In January, I resolved to read the 2021 Booker Prize longlist. The list was released last week, and I immediately put in my requests at the local library. (That was another resolution – to use the library more.) Three of the books haven’t been released in the US yet or have limited distribution, which is a bummer, but five are currently in my house. The shortlist will be announced on 9/14 and the winner will be announced on 11/3, so I have time. Let’s do this.
I started Rachel Cusk’s Second Place (Farrar, Straus and Giroux 2021) with high hopes, but this 180-page novel is about 160 pages too long. Had it been any longer, it likely would have been a very rare DNF for me. The opening where the narrator meets the devil on a train in France and watches as he sexual assaults a child and does nothing set the stage for something that wholly under-delivered, but I’m not surprised it was longlisted as it oozes a certain Booker type – the type where the book clearly thinks too highly of itself.
The novel is narrated by a woman known only as M. She’s middle-aged, whiny, and insufferable. She addresses the novel to “Jeffers,” but the reader is never made privy to who Jeffers is. He undoubtedly represents a very open nod to Mabel Dodge Luhan’s memoir of the time D.H. Lawrence stayed with her for a bit. M’s second husband, Tony, is also a caricature of Luhan’s Native American husband, Tony. The reason for a fictional retelling of Luhan’s memoir is a mystery to me, and I do not think it was successful.
The novel focuses on M’s obsession with the eccentric and difficult artist, L, as well as her desire to matter, to be seen. She’s an author, but little is said of her books. She’s a mother and a wife, but seemingly not very good at either. Describing her dark-skinned husband as “more of an ugly than a good-looking man” and having difficulty communicating with him, M is primed for an obsession with an artist that could destroy her marriage.
She invites L to come stay with her and Tony at the “second place,” another home on their property set up for guests. She thinks it would be good for his artistic creativity, and he eventually agrees. But the man proves to be far less than the art that spoke so surely to her – he is a horrible, unkind man – and his interactions with M are far from the beautiful, seductive, passionate images M had visualized.

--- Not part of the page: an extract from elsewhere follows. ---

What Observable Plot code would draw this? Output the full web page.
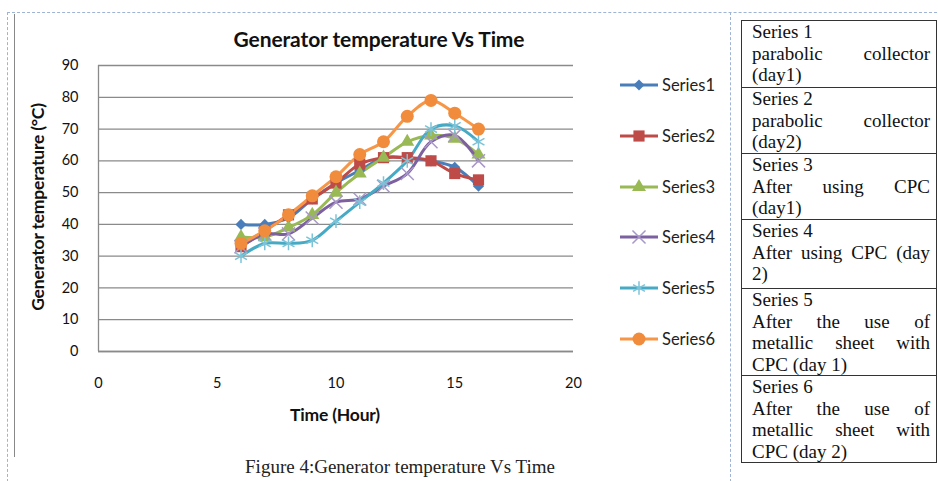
<!DOCTYPE html>
<html>
<head>
<meta charset="utf-8">
<script src="https://cdn.jsdelivr.net/npm/d3@7"></script>
<script src="https://cdn.jsdelivr.net/npm/@observablehq/plot@0.6"></script>
<style>
  html, body { margin: 0; padding: 0; background: #fff; }
  #page { position: relative; width: 938px; height: 481px; overflow: hidden; background: #fff; }
  .abs { position: absolute; }
  #title { left: 129px; width: 500px; top: 26px; text-align: center; font: bold 21px Lato, sans-serif; color: #111; letter-spacing: -0.1px; }
  #ylab { left: 37px; top: 207px; transform: translate(-50%, -50%) rotate(-90deg); white-space: nowrap; font: bold 17.5px Lato, sans-serif; color: #111; letter-spacing: -0.2px; }
  #xlab { left: 235px; width: 200px; top: 404px; text-align: center; font: bold 17.5px Lato, sans-serif; color: #111; letter-spacing: -0.2px; }
  #caption { left: 150px; width: 500px; top: 456px; text-align: center; font: 19px "Liberation Serif", serif; color: #222; letter-spacing: 0px; }
  #tbl { left: 741px; top: 20px; border-collapse: collapse; font: 19px/21.5px "Liberation Serif", serif; color: #111; }
  #tbl td { border: 1.5px solid #333; width: 178px; padding: 0 6px 0 10px; text-align: justify; vertical-align: top; }
</style>
</head>
<body>
<div id="page">
  <div class="abs" style="left:7px;top:12px;width:935px;height:0;border-top:1px dashed #9fb3d6;"></div>
  <div class="abs" style="left:7px;top:12px;width:0;height:470px;border-left:1px dashed #9fb3d6;"></div>
  <div class="abs" style="left:730px;top:12px;width:0;height:470px;border-left:1px dashed #9fb3d6;"></div>
  <div class="abs" style="left:14px;top:14px;width:0;height:443px;border-left:1.5px solid #888;"></div>
  <div id="chart" class="abs" style="left:0;top:0;"></div>
  <div id="title" class="abs">Generator temperature Vs Time</div>
  <div id="ylab" class="abs">Generator temperature (°C)</div>
  <div id="xlab" class="abs">Time (Hour)</div>
  <div id="caption" class="abs">Figure 4:Generator temperature Vs Time</div>
  <table id="tbl" class="abs">
    <tr style="height:67px"><td>Series 1<br>parabolic collector (day1)</td></tr>
    <tr style="height:66px"><td>Series 2<br>parabolic collector (day2)</td></tr>
    <tr style="height:66px"><td>Series 3<br>After using CPC (day1)</td></tr>
    <tr style="height:69px"><td>Series 4<br>After using CPC (day 2)</td></tr>
    <tr style="height:87px"><td>Series 5<br>After the use of metallic sheet with CPC (day 1)</td></tr>
    <tr style="height:87px"><td>Series 6<br>After the use of metallic sheet with CPC (day 2)</td></tr>
  </table>
</div>
<script>
// ---- data ----
const hours   = [6, 7, 8, 9, 10, 11, 12, 13, 14, 15, 16];
const series1 = [40, 40, 42, 48, 53, 57, 61, 61, 60, 58, 52];
const series2 = [33, 38, 43, 48, 53, 59, 61, 61, 60, 56, 54];
const series3 = [36, 36, 39, 43, 50, 56, 61, 66, 68, 67, 62];
const series4 = [33, 37, 37, 42, 47, 48, 52, 56, 66, 68, 60];
const series5 = [30, 34, 34, 35, 41, 47, 53, 60, 70, 71, 66];
const series6 = [34, 38, 43, 49, 55, 62, 66, 74, 79, 75, 70];
const seriesNames = ["Series1", "Series2", "Series3", "Series4", "Series5", "Series6"];
const xTicks = [0, 5, 10, 15, 20];
const yTicks = [0, 10, 20, 30, 40, 50, 60, 70, 80, 90];

// ---- styles ----
const colors  = ["#4A7EBB", "#BE4B48", "#98B954", "#7D60A0", "#46AAC5", "#F79646"];
const markerColors = ["#4A7EBB", "#BE4B48", "#98B954", "#A898C8", "#7CC3D8", "#F08C3C"];
const symbols = ["diamond2", "square", "triangle", "times", "asterisk", "circle"];
const radii   = [5, 6.3, 5.2, 6, 6.5, 6.5];
const filled  = [true, true, true, false, false, true];

const allSeries = [series1, series2, series3, series4, series5, series6];
const rows = allSeries.map((vals, i) => hours.map((h, j) => ({series: seriesNames[i], idx: i, x: h, y: vals[j]})));

const marks = [
  Plot.gridY(yTicks, {stroke: "#8a8a8a", strokeOpacity: 1, strokeWidth: 1.3}),
  Plot.ruleX([0], {stroke: "#8a8a8a", strokeWidth: 1.3}),
  Plot.ruleY([0], {stroke: "#8a8a8a", strokeWidth: 1.3}),
  Plot.axisY({ticks: yTicks, tickSize: 0, tickPadding: 20, fontSize: 14.5, label: null}),
  Plot.axisX({ticks: xTicks, tickSize: 0, tickPadding: 26, fontSize: 14.5, label: null})
];
rows.forEach((d, i) => {
  marks.push(Plot.line(d, {x: "x", y: "y", stroke: colors[i], strokeWidth: 3, curve: "catmull-rom"}));
});
rows.forEach((d, i) => {
  marks.push(Plot.dot(d, filled[i]
    ? {x: "x", y: "y", symbol: () => symbols[i], r: radii[i], fill: markerColors[i], stroke: "none"}
    : {x: "x", y: "y", symbol: () => symbols[i], r: radii[i], fill: "none", stroke: markerColors[i], strokeWidth: 1.5}));
});

const chart = Plot.plot({
  width: 738,
  height: 481,
  marginLeft: 98,
  marginRight: 165,
  marginTop: 65,
  marginBottom: 130,
  x: {domain: [0, 20]},
  y: {domain: [0, 90]},
  style: {fontFamily: "Lato, sans-serif", color: "#111", background: "transparent"},
  marks
});
document.getElementById("chart").appendChild(chart);

// ---- legend (drawn into the same svg) ----
const svg = d3.select(chart);
const lg = svg.append("g").attr("font-family", "Lato, sans-serif").attr("font-size", 16.5)
  .attr("fill", "#222").attr("text-anchor", "start");
const legendY = [85, 136, 187, 237, 288, 339];
const symMap = {diamond2: d3.symbolDiamond2, square: d3.symbolSquare, triangle: d3.symbolTriangle,
                times: d3.symbolTimes, asterisk: d3.symbolAsterisk, circle: d3.symbolCircle};
seriesNames.forEach((name, i) => {
  const g = lg.append("g").attr("transform", `translate(620,${legendY[i]})`);
  g.append("line").attr("x1", 0).attr("x2", 38).attr("y1", 0).attr("y2", 0)
    .attr("stroke", colors[i]).attr("stroke-width", 3);
  const path = d3.symbol(symMap[symbols[i]], Math.PI * radii[i] * radii[i])();
  const p = g.append("path").attr("d", path).attr("transform", "translate(19,0)");
  if (filled[i]) p.attr("fill", markerColors[i]);
  else p.attr("fill", "none").attr("stroke", markerColors[i]).attr("stroke-width", 1.5);
  g.append("text").attr("x", 42).attr("y", 0).attr("dy", "0.35em").text(name);
});
</script>
</body>
</html>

Cusk can clearly write, and there are some quite lovely passages and ideas in the work. The jealousy directed at M’s daughter over the fear of completely disappearing and being replaced by a younger version of herself is a constant theme, humming as an undercurrent beneath the obsession with L, and represents some of the best writing of the short novel. But there are far more misses than hits.
This is a hard pass for me and that’s a line I rarely draw. Next.